What is the average percentage of a typical American's gross income that is used for mortgage and consumer debt payments each month?

According to the Federal Reserve, Americans spend about 11.89% of their monthly gross income on mortgage and consumer debt payments. Homeowners (those who specifically purchased homes with mortgages) spend about 15.27% of their monthly gross income.

Why is debt management important to an investor?

There are many reasons why managing your debt is an important component of investing. All debts carry some sort of obligation and fee associated with the use of the money. In addition to the principal that needs to be repaid by a certain date, so do all fees and interest on the debt. In order to repay this debt, money that would normally be invested from your current earnings must be redirected to pay off this debt.
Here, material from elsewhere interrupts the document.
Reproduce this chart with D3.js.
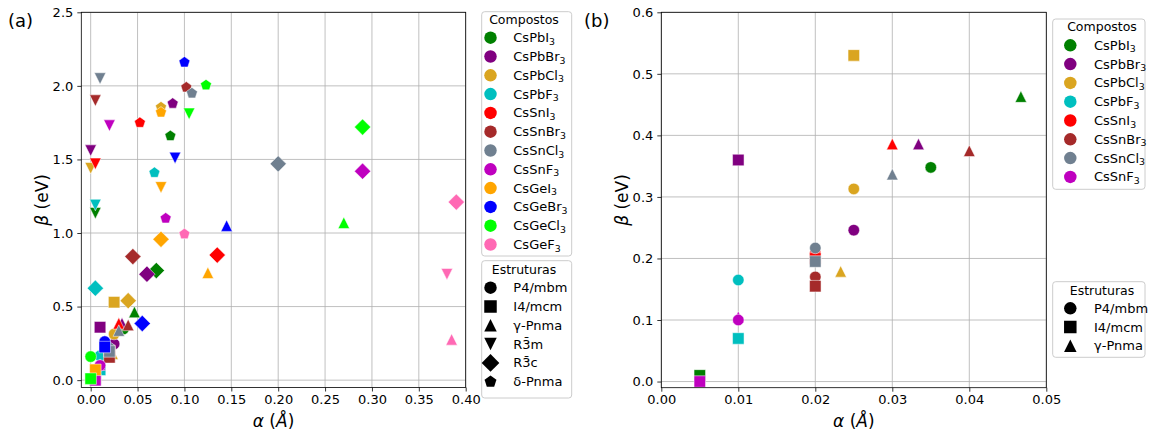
<!DOCTYPE html>
<html>
<head>
<meta charset="utf-8">
<script src="https://cdn.jsdelivr.net/npm/d3@7"></script>
<style>
  body { margin: 0; background: #fff; }
  svg { font-family: "DejaVu Sans", sans-serif; }
</style>
</head>
<body>
<script>
// ---- data ----
const compounds = ['CsPbI3','CsPbBr3','CsPbCl3','CsPbF3','CsSnI3','CsSnBr3','CsSnCl3','CsSnF3','CsGeI3','CsGeBr3','CsGeCl3','CsGeF3'];
const structures = ['P4/mbm','I4/mcm','γ-Pnma','R3̄m','R3̄c','δ-Pnma'];

// alpha (Å) and beta (eV), one entry per compound, null = not shown
const alphaP4mbm = [0.035, 0.025, 0.025, 0.01, 0.02, 0.02, 0.02, 0.01, null, 0.015, 0.0, null];
const betaP4mbm  = [0.348, 0.246, 0.313, 0.165, 0.208, 0.17, 0.217, 0.10, null, 0.262, 0.16, null];

const alphaI4mcm = [0.005, 0.01, 0.025, 0.01, 0.02, 0.02, 0.02, 0.005, 0.005, 0.015, 0.0, null];
const betaI4mcm  = [0.01, 0.36, 0.53, 0.07, 0.20, 0.155, 0.195, 0.0, 0.07, 0.225, 0.01, null];

const alphaGPnma = [0.0467, 0.0334, 0.0233, null, 0.03, 0.04, 0.03, 0.01, 0.125, 0.145, 0.27, 0.385];
const betaGPnma  = [0.463, 0.386, 0.179, null, 0.386, 0.375, 0.337, 0.105, 0.73, 1.05, 1.07, 0.277];

const alphaR3m = [0.005, 0.0, 0.0, 0.005, 0.005, 0.005, 0.01, 0.02, 0.075, 0.09, 0.105, 0.38];
const betaR3m  = [1.135, 1.56, 1.44, 1.19, 1.47, 1.90, 2.05, 1.73, 1.31, 1.51, 1.81, 0.72];

const alphaR3c = [0.07, 0.06, 0.04, 0.005, 0.135, 0.045, 0.20, 0.29, 0.075, 0.055, 0.29, 0.39];
const betaR3c  = [0.745, 0.72, 0.54, 0.625, 0.85, 0.84, 1.47, 1.42, 0.957, 0.385, 1.72, 1.21];

const alphaDPnma = [0.085, 0.0875, 0.075, 0.068, 0.0525, 0.102, 0.108, 0.08, 0.075, 0.10, 0.123, 0.10];
const betaDPnma  = [1.66, 1.88, 1.855, 1.41, 1.75, 1.99, 1.95, 1.10, 1.82, 2.16, 2.005, 0.993];

const xTicksA = [0, 0.05, 0.10, 0.15, 0.20, 0.25, 0.30, 0.35, 0.40];
const yTicksA = [0, 0.5, 1.0, 1.5, 2.0, 2.5];
const xTicksB = [0, 0.01, 0.02, 0.03, 0.04, 0.05];
const yTicksB = [0, 0.1, 0.2, 0.3, 0.4, 0.5, 0.6];

// ---- styles ----
const compoundColors = ['#008000','#800080','#daa520','#00bfbf','#ff0000','#a52a2a','#708090','#bf00bf','#ffa500','#0000ff','#00ff00','#ff69b4'];
const structureShapes = ['circle','square','triUp','triDown','diamond','pentagon'];
const alphas = [alphaP4mbm, alphaI4mcm, alphaGPnma, alphaR3m, alphaR3c, alphaDPnma];
const betas = [betaP4mbm, betaI4mcm, betaGPnma, betaR3m, betaR3c, betaDPnma];
const drawOrder = [2, 3, 4, 5, 0, 1];

const W = 1151, H = 434;
const MS = 11.5;

function markerPath(shape, ms){
    const h = ms/2;
    switch(shape){
        case 'circle': return `M${h},0A${h},${h} 0 1,1 ${-h},0A${h},${h} 0 1,1 ${h},0Z`;
        case 'square': return `M${-h},${-h}H${h}V${h}H${-h}Z`;
        case 'triUp': return `M0,${-h}L${h},${h}L${-h},${h}Z`;
        case 'triDown': return `M0,${h}L${h},${-h}L${-h},${-h}Z`;
        case 'diamond': {
            const d = ms/Math.SQRT2;
            return `M0,${-d}L${d},0L0,${d}L${-d},0Z`;
        }
        case 'pentagon': {
            const pts = d3.range(5).map(k=>{
                const a = -Math.PI/2 + k*2*Math.PI/5;
                return [h*Math.cos(a), h*Math.sin(a)];
            });
            return 'M' + pts.map(p=>p.join(',')).join('L') + 'Z';
        }
    }
}

const svg = d3.select('body').append('svg').attr('width', W).attr('height', H);

// compound name with subscripted 3
function chemText(sel, name){
    sel.append('tspan').text(name.slice(0, -1));
    sel.append('tspan').text(name.slice(-1)).attr('font-size', '0.72em').attr('dy', '0.28em');
}

function panel(cfg){
    const x = d3.scaleLinear().domain(cfg.xDomain).range([cfg.left, cfg.right]);
    const y = d3.scaleLinear().domain(cfg.yDomain).range([cfg.bottom, cfg.top]);
    const g = svg.append('g');

    // grid
    g.append('g').selectAll('line').data(cfg.xTicks).join('line')
        .attr('x1', d=>x(d)).attr('x2', d=>x(d))
        .attr('y1', cfg.top).attr('y2', cfg.bottom)
        .attr('stroke', '#b0b0b0').attr('stroke-width', 0.8);
    g.append('g').selectAll('line').data(cfg.yTicks).join('line')
        .attr('y1', d=>y(d)).attr('y2', d=>y(d))
        .attr('x1', cfg.left).attr('x2', cfg.right)
        .attr('stroke', '#b0b0b0').attr('stroke-width', 0.8);

    // points
    const pts = [];
    for(let c = 0; c < cfg.nCompounds; c++){
        drawOrder.forEach(s=>{
            if(!cfg.structIdx.includes(s)) return;
            const a = alphas[s][c], b = betas[s][c];
            if(a === null || b === null) return;
            pts.push({c, s, a, b});
        });
    }
    const clipId = 'clip' + cfg.tag.replace(/\W/g, '');
    svg.append('clipPath').attr('id', clipId).append('rect')
        .attr('x', cfg.left).attr('y', cfg.top)
        .attr('width', cfg.right - cfg.left).attr('height', cfg.bottom - cfg.top);
    g.append('g').attr('clip-path', `url(#${clipId})`)
        .selectAll('path').data(pts).join('path')
        .attr('transform', d=>`translate(${x(d.a)},${y(d.b)})`)
        .attr('d', d=>markerPath(structureShapes[d.s], MS))
        .attr('fill', d=>compoundColors[d.c])
        .attr('stroke', '#fff').attr('stroke-width', 0.5);

    // axes
    const xAxis = d3.axisBottom(x).tickValues(cfg.xTicks).tickFormat(d3.format('.2f'))
        .tickSize(4).tickSizeOuter(0).tickPadding(3.5);
    const yAxis = d3.axisLeft(y).tickValues(cfg.yTicks).tickFormat(d3.format('.1f'))
        .tickSize(4).tickSizeOuter(0).tickPadding(4);
    const gx = g.append('g').attr('transform', `translate(0,${cfg.bottom})`).call(xAxis);
    const gy = g.append('g').attr('transform', `translate(${cfg.left},0)`).call(yAxis);
    [gx, gy].forEach(a=>{
        a.select('.domain').remove();
        a.selectAll('text').attr('font-size', 13).attr('font-family', 'DejaVu Sans').attr('fill', '#000');
        a.selectAll('line').attr('stroke', '#000').attr('stroke-width', 0.8);
    });

    // frame
    g.append('rect').attr('x', cfg.left).attr('y', cfg.top)
        .attr('width', cfg.right - cfg.left).attr('height', cfg.bottom - cfg.top)
        .attr('fill', 'none').attr('stroke', '#000').attr('stroke-width', 0.8);

    // axis labels
    const xl = g.append('text').attr('x', (cfg.left + cfg.right)/2).attr('y', 427)
        .attr('text-anchor', 'middle').attr('font-size', 17);
    xl.append('tspan').attr('font-style', 'italic').text('α');
    xl.append('tspan').text(' (');
    xl.append('tspan').attr('font-style', 'italic').text('Å');
    xl.append('tspan').text(')');

    const yl = g.append('text')
        .attr('transform', `translate(${cfg.yLabelX},${(cfg.top + cfg.bottom)/2}) rotate(-90)`)
        .attr('text-anchor', 'middle').attr('dy', '0.35em').attr('font-size', 17);
    yl.append('tspan').attr('font-style', 'italic').text('β');
    yl.append('tspan').text(' (eV)');

    g.append('text').attr('x', cfg.tagX).attr('y', 27).attr('font-size', 18).text(cfg.tag);

    // legends
    legend(cfg.legC, 'Compostos', d3.range(cfg.nCompounds).map(c=>({
        label: compounds[c], shape: 'circle', color: compoundColors[c], chem: true})));
    legend(cfg.legS, 'Estruturas', cfg.structIdx.map(s=>({
        label: structures[s], shape: structureShapes[s], color: '#000', chem: false})));
}

function legend(L, title, items){
    const g = svg.append('g');
    g.append('rect').attr('x', L.x0).attr('y', L.y0)
        .attr('width', L.x1 - L.x0).attr('height', L.y1 - L.y0).attr('rx', 3)
        .attr('fill', '#fff').attr('fill-opacity', 0.8)
        .attr('stroke', '#cccccc').attr('stroke-width', 1);
    g.append('text').attr('x', L.titleX).attr('y', L.titleY).attr('dy', '0.35em')
        .attr('text-anchor', 'middle').attr('font-size', 12.5).text(title);
    items.forEach((it, i)=>{
        const cy = L.firstY + i*L.step;
        g.append('path').attr('transform', `translate(${L.markerX},${cy})`)
            .attr('d', markerPath(it.shape, 12.5)).attr('fill', it.color);
        const t = g.append('text').attr('x', L.textX).attr('y', cy).attr('dy', '0.35em')
            .attr('font-size', 13);
        if(it.chem) chemText(t, it.label); else t.text(it.label);
    });
}

panel({
    tag: '(a)', tagX: 8, yLabelX: 42,
    left: 81.3, right: 465.7, top: 12.3, bottom: 387.5,
    xDomain: [-0.01, 0.40], yDomain: [-0.05, 2.5],
    xTicks: xTicksA, yTicks: yTicksA,
    nCompounds: 12, structIdx: [0, 1, 2, 3, 4, 5],
    legC: {x0: 481.7, x1: 571.7, y0: 11.7, y1: 256, titleX: 524, titleY: 19.5,
           markerX: 490.5, textX: 513.3, firstY: 37.7, step: 18.8},
    legS: {x0: 481.7, x1: 571.7, y0: 260.7, y1: 398, titleX: 524, titleY: 269.5,
           markerX: 490.5, textX: 513.3, firstY: 287.7, step: 18.8}
});

panel({
    tag: '(b)', tagX: 584, yLabelX: 622,
    left: 661.3, right: 1046.3, top: 12.3, bottom: 387.7,
    xDomain: [0, 0.05], yDomain: [-0.01, 0.6],
    xTicks: xTicksB, yTicks: yTicksB,
    nCompounds: 8, structIdx: [0, 1, 2],
    legC: {x0: 1052.7, x1: 1145, y0: 19, y1: 189.3, titleX: 1102, titleY: 26.7,
           markerX: 1070.3, textX: 1094, firstY: 45.3, step: 18.8},
    legS: {x0: 1052.7, x1: 1145, y0: 281.7, y1: 357.3, titleX: 1102, titleY: 291,
           markerX: 1070.3, textX: 1094, firstY: 308.3, step: 18.7}
});
</script>
</body>
</html>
So you lose both the current earnings and the potential to earn more on this money if it were to be invested.

What is the hidden cost of debt to an individual investor?

The hidden cost of debt to the individual investor is the opportunity cost or lost opportunity of using money that could have been invested earning some return, in order to pay off debt and interest charges.
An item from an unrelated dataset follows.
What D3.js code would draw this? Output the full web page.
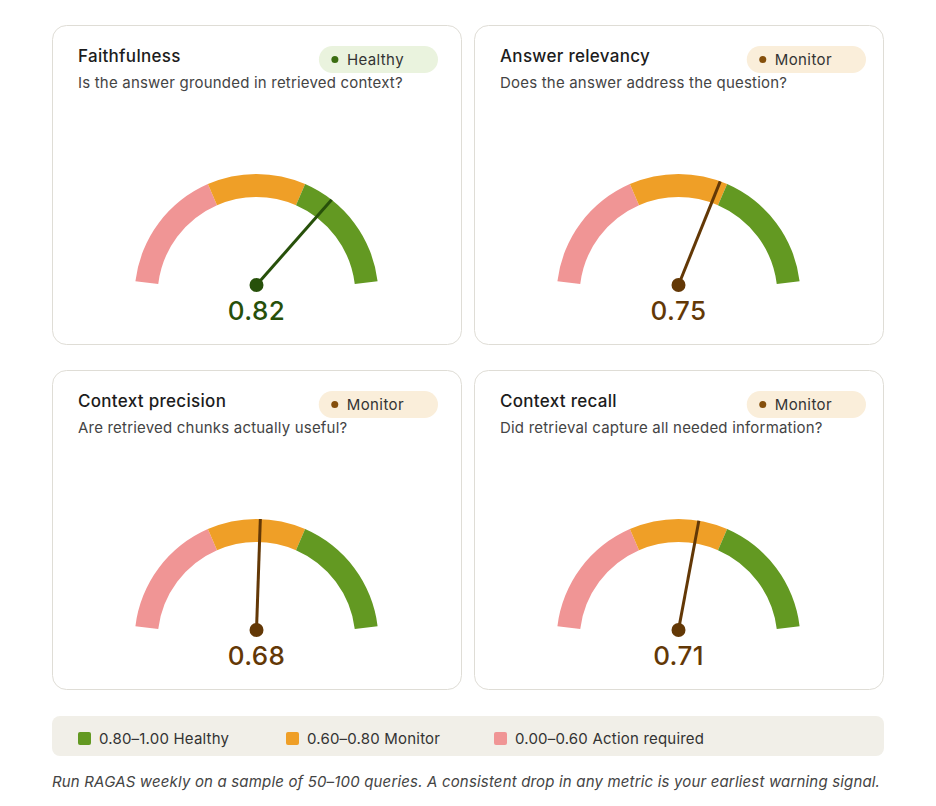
<!DOCTYPE html>
<html>
<head>
<meta charset="utf-8">
<script src="https://cdn.jsdelivr.net/npm/d3@7"></script>
<style>
  html, body { margin: 0; padding: 0; background: #fff; }
  svg { display: block; font-family: Inter, "Noto Sans", sans-serif; }
</style>
</head>
<body>
<div id="chart"></div>
<script>
// metric cards
const metrics = ["Faithfulness", "Answer relevancy", "Context precision", "Context recall"];
const questions = [
    "Is the answer grounded in retrieved context?",
    "Does the answer address the question?",
    "Are retrieved chunks actually useful?",
    "Did retrieval capture all needed information?"
];
const scores = [0.82, 0.75, 0.68, 0.71];

// gauge bands, low to high
const bandEdges = [0, 0.6, 0.8, 1.0];
const bandNames = ["Action required", "Monitor", "Healthy"];
const bandColors = ["#f09595", "#ef9f27", "#639922"];

// legend (listed high to low)
const legendLabels = ["0.80–1.00 Healthy", "0.60–0.80 Monitor", "0.00–0.60 Action required"];
const legendColors = ["#639922", "#ef9f27", "#f09595"];

const footnote = "Run RAGAS weekly on a sample of 50–100 queries. A consistent drop in any metric is your earliest warning signal.";

// status styles
const statusStyle = {
    "Healthy": {bg: "#eaf3de", dot: "#3b6d11", ink: "#27500a"},
    "Monitor": {bg: "#faeeda", dot: "#854f0b", ink: "#633806"},
    "Action required": {bg: "#fcebeb", dot: "#a32d2d", ink: "#791f1f"}
};

const width = 936, height = 806;
const card = {w: 409, h: 319, x0: 52, y0: 25, dx: 422, dy: 345, r: 14};
const badgeGap = [23, 17];   // right inset of the badge, per column
const gauge = {outer: 122, inner: 99, drop: 11, pivotY: 260};

const svg = d3.select("#chart").append("svg")
    .attr("width", width)
    .attr("height", height);

// value -> angle (degrees from 12 o'clock)
const bandAngle = d3.scaleLinear().domain(bandEdges).range([-83, -23.5, 23.5, 83]);
const needleAngle = d3.scaleLinear().domain(bandEdges).range([-83, -19, 33, 83]);
const rad = d => d * Math.PI / 180;

const arc = d3.arc()
    .innerRadius(gauge.inner)
    .outerRadius(gauge.outer);

const statusOf = v => bandNames[d3.bisectRight(bandEdges.slice(1, -1), v)];

const cards = metrics.map((m, i) => ({
    name: m, question: questions[i], score: scores[i], status: statusOf(scores[i]),
    col: i % 2, row: Math.floor(i / 2)
}));

const cardG = svg.selectAll(".cardG")
    .data(cards)
    .join("g")
    .attr("class", "cardG")
    .attr("transform", d => `translate(${card.x0 + d.col * card.dx},${card.y0 + d.row * card.dy})`);

cardG.append("rect")
    .attr("x", 0.5).attr("y", 0.5)
    .attr("width", card.w).attr("height", card.h)
    .attr("rx", card.r)
    .attr("fill", "#fff")
    .attr("stroke", "#dfddd6");

cardG.append("text")
    .attr("x", 26).attr("y", 37)
    .attr("font-size", 17).attr("font-weight", 500)
    .attr("letter-spacing", 0.3)
    .attr("fill", "#1c1c1c")
    .text(d => d.name);

cardG.append("text")
    .attr("x", 26).attr("y", 63)
    .attr("font-size", 15)
    .attr("letter-spacing", 0.2)
    .attr("fill", "#444")
    .text(d => d.question);

// status badge, right aligned
cardG.each(function (d) {
    const g = d3.select(this);
    const st = statusStyle[d.status];
    const badge = g.append("g");
    const bg = badge.append("rect")
        .attr("y", 21).attr("height", 27).attr("rx", 13.5)
        .attr("fill", st.bg);
    const dot = badge.append("circle")
        .attr("cy", 34.5).attr("r", 3.5)
        .attr("fill", st.dot);
    const label = badge.append("text")
        .attr("y", 40)
        .attr("font-size", 15)
        .attr("letter-spacing", 0.4)
        .attr("fill", "#333")
        .text(d.status);
    const tw = label.node().getComputedTextLength();
    const bw = 28 + tw + 34;
    const left = card.w - badgeGap[d.col] - bw;
    bg.attr("x", left).attr("width", bw);
    dot.attr("cx", left + 16);
    label.attr("x", left + 28);
});

// gauge
const gaugeG = cardG.append("g")
    .attr("transform", `translate(${card.w / 2},${gauge.pivotY + gauge.drop})`);

gaugeG.selectAll("path")
    .data(bandColors.map((c, j) => ({from: bandEdges[j], to: bandEdges[j + 1], color: c})))
    .join("path")
    .attr("d", b => arc({startAngle: rad(bandAngle(b.from)), endAngle: rad(bandAngle(b.to))}))
    .attr("fill", b => b.color);

gaugeG.append("line")
    .attr("x1", 0).attr("y1", -gauge.drop)
    .attr("x2", d => gauge.outer * Math.sin(rad(needleAngle(d.score))))
    .attr("y2", d => -gauge.outer * Math.cos(rad(needleAngle(d.score))))
    .attr("stroke", d => statusStyle[d.status].ink)
    .attr("stroke-width", 3);

gaugeG.append("circle")
    .attr("cx", 0).attr("cy", -gauge.drop)
    .attr("r", 7)
    .attr("fill", d => statusStyle[d.status].ink);

gaugeG.append("text")
    .attr("x", 0).attr("y", -gauge.drop + 35)
    .attr("text-anchor", "middle")
    .attr("font-size", 26).attr("font-weight", 500)
    .attr("letter-spacing", 0.4)
    .attr("fill", d => statusStyle[d.status].ink)
    .text(d => d3.format(".2f")(d.score));

// legend
const legendG = svg.append("g").attr("transform", "translate(52,716)");
legendG.append("rect")
    .attr("width", 832).attr("height", 40).attr("rx", 8)
    .attr("fill", "#f1efe8");

const legendItem = legendG.selectAll(".legendItem")
    .data(legendLabels)
    .join("g")
    .attr("class", "legendItem")
    .attr("transform", (d, i) => `translate(${26 + i * 208},16)`);

legendItem.append("rect")
    .attr("width", 13).attr("height", 13).attr("rx", 2)
    .attr("fill", (d, i) => legendColors[i]);

legendItem.append("text")
    .attr("x", 21).attr("y", 12)
    .attr("font-size", 15)
    .attr("letter-spacing", 0.2)
    .attr("fill", "#333")
    .text(d => d);

svg.append("text")
    .attr("x", 52).attr("y", 787)
    .attr("font-size", 15).attr("font-style", "italic")
    .attr("letter-spacing", 0.17)
    .attr("fill", "#444")
    .text(footnote);
</script>
</body>
</html>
What are some warning signs that my debt may be a problem?

According to the U.S. Department of the Treasury, many signs that help evaluate the health of a financial institution are relevant to individuals as well. Among these warning signs are failure to file taxes and other financial statements in a timely fashion; slowing or decrease in one's income over time; deterioration of our available cash; decline in our assets as percentage of our total assets (e.g., the value of our principal residence and its equity declines); our debt increases; and keeping poor financial records (not knowing our current financial situation).